On larger systems, so many of the files are 1GB in size that checking
the file size is quite close to meaningless. Yes, having to checksum
all of the files definitely adds to the cost of taking the backup, but
to avoid it we need strong assurances that a given file hasn't been
changed since our last full backup. WAL, today at least, isn't quite
that, and timestamps can possibly be fooled with, so if you'd like to be
particularly careful, there doesn't seem to be a lot of alternatives.
> > I'm pretty baffled by this argument, particularly in this context. We
> > already have tooling around trying to manage WAL archives in core- see
> > pg_archivecleanup. Further, we're talking about pg_basebackup here, not
> > about Netbackup or Tivoli, and the results of a pg_basebackup (that is,
> > a set of tar files, or a data directory) could happily be backed up
> > using whatever Enterprise tool folks want to use- in much the same way
> > that a pgbackrest repo is also able to be backed up using whatever
> > Enterprise tools someone wishes to use. We designed it quite carefully
> > to work with exactly that use-case, so the distinction here is quite
> > lost on me. Perhaps you could clarify what use-case these changes to
> > pg_basebackup solve, when working with a Netbackup or Tivoli system,
> > that pgbackrest doesn't, since you bring it up here?
>
> I'm not an expert on any of those systems, but I doubt that
> everybody's OK with backing everything up to a pgbackrest repository
> and then separately backing up that repository to some other system.
> That sounds like a pretty large storage cost.
I'm not asking you to be an expert on those systems, just to help me
understand the statements you're making. How is backing up to a
pgbackrest repo different than running a pg_basebackup in the context of
using some other Enterprise backup system? In both cases, you'll have a
full copy of the backup (presumably compressed) somewhere out on a disk
or filesystem which is then backed up by the Enterprise tool.
> > As for if we should be sending more to the server, or asking the server
> > to send more to us, I don't really have a good feel for what's "best".
> > At least one implementation I'm familiar with builds a manifest on the
> > PG server side and then compares the results of that to the manifest
> > stored with the backup (where that comparison is actually done is on
> > whatever system the "backup" was started from, typically a backup
> > server). Perhaps there's an argument for sending the manifest from the
> > backup repository to PostgreSQL for it to then compare against the data
> > directory but I'm not really sure how it could possibly do that more
> > efficiently and that's moving work to the PG server that it doesn't
> > really need to do.
>
> I agree with all that, but... if the server builds a manifest on the
> PG server that is to be compared with the backup's manifest, the one
> the PG server builds can't really include checksums, I think. To get
> the checksums, it would have to read the entire cluster while building
> the manifest, which sounds insane. Presumably it would have to build a
> checksum-free version of the manifest, and then the client could
> checksum the files as they're streamed down and write out a revised
> manifest that adds the checksums.
Unless files can be excluded based on some relatively strong criteria,
then yes, the approach would be to use checksums of the files and would
necessairly include all files, meaning that you'd have to read them all.

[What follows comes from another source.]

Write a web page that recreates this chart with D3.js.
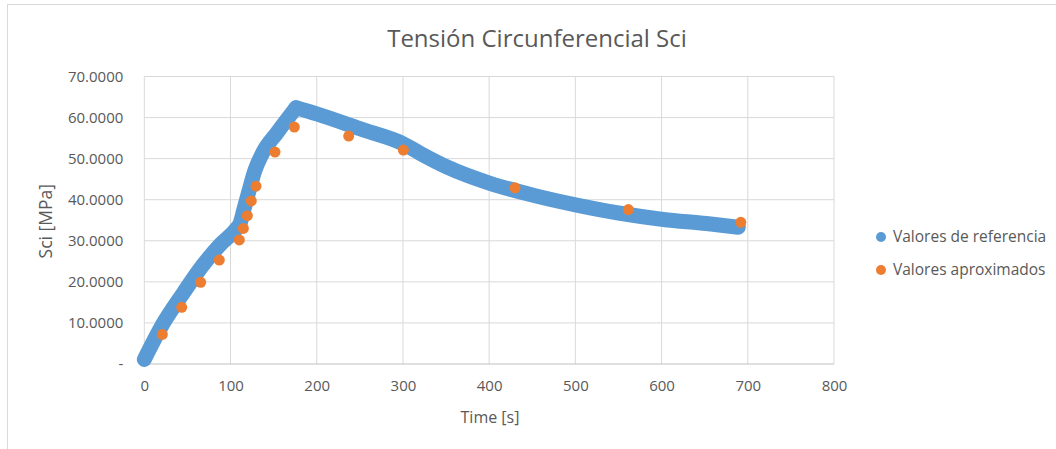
<!DOCTYPE html>
<html>
<head>
<meta charset="utf-8">
<script src="https://cdn.jsdelivr.net/npm/d3@7"></script>
<style>
  body { margin: 0; background: #fff; }
  svg text { fill: #595959; }
</style>
</head>
<body>
<div id="chart"></div>
<script>
// datos ----------------------------------------------------------------------------------
const refTime = [0, 22, 45, 66.6, 87.8, 107, 111, 115.5, 120.6, 128.4, 138, 153.6, 176, 200, 254, 300.5, 320, 350.8, 401, 451, 501.6, 551.9, 602, 652, 689];
const refSci = [1.1, 9.9, 17.2, 23.7, 29.0, 33.0, 34.2, 37.6, 41.5, 47.2, 51.7, 56.2, 62.4, 60.9, 57.0, 53.6, 51.3, 48.0, 44.0, 41.1, 38.7, 36.7, 35.2, 34.2, 33.3];
const aproxTime = [20.9, 43.4, 65.4, 87, 110.2, 114.9, 119.5, 124.1, 129.6, 151.6, 174, 237.1, 300.5, 430, 561.5, 691.9];
const aproxSci = [7.2, 13.8, 19.9, 25.3, 30.2, 33.0, 36.1, 39.7, 43.3, 51.6, 57.7, 55.5, 52.1, 42.9, 37.6, 34.5];
const xTicks = [0, 100, 200, 300, 400, 500, 600, 700, 800];
const yTicks = [0, 10, 20, 30, 40, 50, 60, 70];
const seriesNames = ['Valores de referencia', 'Valores aproximados'];
const seriesColors = ['#5B9BD5', '#ED7D31'];
// ---------------------------------------------------------------------------------------
const width = 1056;
const height = 449;
const margin = {left: 144.3, right: 1056 - 834, top: 76.5, bottom: 449 - 364};
const font = "'Open Sans', sans-serif";

const svg = d3.select('#chart').append('svg')
  .attr('width', width)
  .attr('height', height);

// marco del grafico
svg.append('rect')
  .attr('x', 7.5).attr('y', 4.5)
  .attr('width', 1100).attr('height', 600)
  .attr('fill', 'none')
  .attr('stroke', '#D9D9D9');

const x = d3.scaleLinear().domain([0, 800]).range([margin.left, width - margin.right]);
const y = d3.scaleLinear().domain([0, 70]).range([height - margin.bottom, margin.top]);

// rejilla
const grid = svg.append('g').attr('stroke', '#D9D9D9').attr('stroke-width', 1);
grid.selectAll('.hg')
  .data(yTicks.filter(d => d > 0))
  .enter().append('line')
  .attr('x1', x(0)).attr('x2', x(800))
  .attr('y1', d => y(d)).attr('y2', d => y(d));
grid.selectAll('.vg')
  .data(xTicks)
  .enter().append('line')
  .attr('x1', d => x(d)).attr('x2', d => x(d))
  .attr('y1', y(0)).attr('y2', y(70));
svg.append('line')
  .attr('x1', x(0)).attr('x2', x(800))
  .attr('y1', y(0)).attr('y2', y(0))
  .attr('stroke', '#BFBFBF');

// ejes
const yAxis = svg.append('g')
  .attr('transform', 'translate(' + (x(0) - 21) + ',0)')
  .call(d3.axisLeft(y).tickValues(yTicks).tickSize(0).tickPadding(0)
    .tickFormat(d => d === 0 ? '-' : d3.format('.4f')(d)));
yAxis.select('.domain').remove();
yAxis.selectAll('text')
  .attr('font-family', font)
  .attr('font-size', 15)
  .attr('fill', '#595959');

const xAxis = svg.append('g')
  .attr('transform', 'translate(0,' + (y(0) + 16) + ')')
  .call(d3.axisBottom(x).tickValues(xTicks).tickSize(0).tickPadding(0));
xAxis.select('.domain').remove();
xAxis.selectAll('text')
  .attr('font-family', font)
  .attr('font-size', 15)
  .attr('fill', '#595959');

// serie de referencia (marcadores densos -> trazo grueso)
// se dibuja en dos tramos (subida / bajada) para que el pico quede en punta
const refPoints = refTime.map((t, i) => ({t: t, v: refSci[i]}));
const peak = d3.maxIndex(refPoints, d => d.v);
const line = d3.line()
  .x(d => x(d.t))
  .y(d => y(d.v))
  .curve(d3.curveMonotoneX);
svg.append('g')
  .selectAll('path')
  .data([refPoints.slice(0, peak + 1), refPoints.slice(peak)])
  .enter().append('path')
  .attr('d', line)
  .attr('fill', 'none')
  .attr('stroke', seriesColors[0])
  .attr('stroke-width', 15)
  .attr('stroke-linecap', 'round')
  .attr('stroke-linejoin', 'round');

// serie aproximada
svg.append('g')
  .selectAll('circle')
  .data(aproxSci)
  .enter().append('circle')
  .attr('cx', (d, i) => x(aproxTime[i]))
  .attr('cy', d => y(d))
  .attr('r', 5.5)
  .attr('fill', seriesColors[1]);

// titulos
svg.append('text')
  .attr('x', 537).attr('y', 47)
  .attr('text-anchor', 'middle')
  .attr('font-family', font)
  .attr('font-size', 24)
  .text('Tensión Circunferencial Sci');
svg.append('text')
  .attr('x', 490).attr('y', 423)
  .attr('text-anchor', 'middle')
  .attr('font-family', font)
  .attr('font-size', 16)
  .text('Time [s]');
svg.append('text')
  .attr('transform', 'translate(52,' + (y(35) + 1) + ') rotate(-90)')
  .attr('text-anchor', 'middle')
  .attr('font-family', font)
  .attr('font-size', 17.5)
  .text('Sci [MPa]');

// leyenda
const legend = svg.append('g')
  .selectAll('g')
  .data(seriesNames)
  .enter().append('g')
  .attr('transform', (d, i) => 'translate(881,' + (237 + i * 33) + ')');
legend.append('circle')
  .attr('r', 5)
  .attr('fill', (d, i) => seriesColors[i]);
legend.append('text')
  .attr('x', 12)
  .attr('dy', '0.35em')
  .attr('font-family', font)
  .attr('font-size', 15.5)
  .text(d => d);
</script>
</body>
</html>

That's not great, of course, which is why there are trade-offs to be
made, one of which typically involves using timestamps, but doing so
quite carefully, to perform the file exclusion. Other ideas are great
but it seems like WAL isn't really a great idea unless we make some
changes there and we, as in PG, haven't got a robust "we know this file
changed as of this point" to work from. I worry that we're putting too
much faith into a system to do something independent of what it was
actually built and designed to do, and thinking that because we could
trust it for X, we can trust it for Y.